Jan 22, 2014 at 8:45 comment added Janus A partitioning of a set S is a collection of disjoint subsets of S whose union is S mathworld.wolfram.com/SetPartition.html. The practical problem with partitioning (part of) the plane into polygons is to specify what happens to points on the edges and vertices: it's a lot of tedious details which are usually unimportant from a mathematical point of view (since the combined edges have 0 area), but still needs to be done right for some numerical algorithms to work.
Jan 21, 2014 at 15:29 comment added Daniel Lichtblau I had a look at "Insignificance Galore" where it mentions the partitioning guarantee. But I still do not understand what it means. Is it for the case of multiple disconnected polygons? Self-intersecting? Or does it also have meaning in the case of one non-self-intersecting polygon.

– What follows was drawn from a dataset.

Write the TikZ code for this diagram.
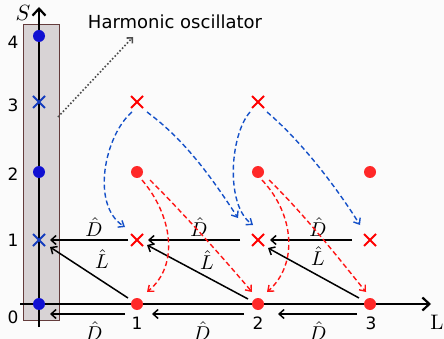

Jan 21, 2014 at 8:41 comment added Janus @DanielLichtblau: Yes, you are right of course that for a large polygon you want to do something hierarchical along the lines of your answer to get decent scaling. One reason I keep coming back to this implementation is the partitioning guarantee which is critical in much of what I do.
Jan 20, 2014 at 22:53 comment added Daniel Lichtblau The speed will depend linearly on the number of vertices. That is often fine but could be a problem if there are both many vertices and many query points.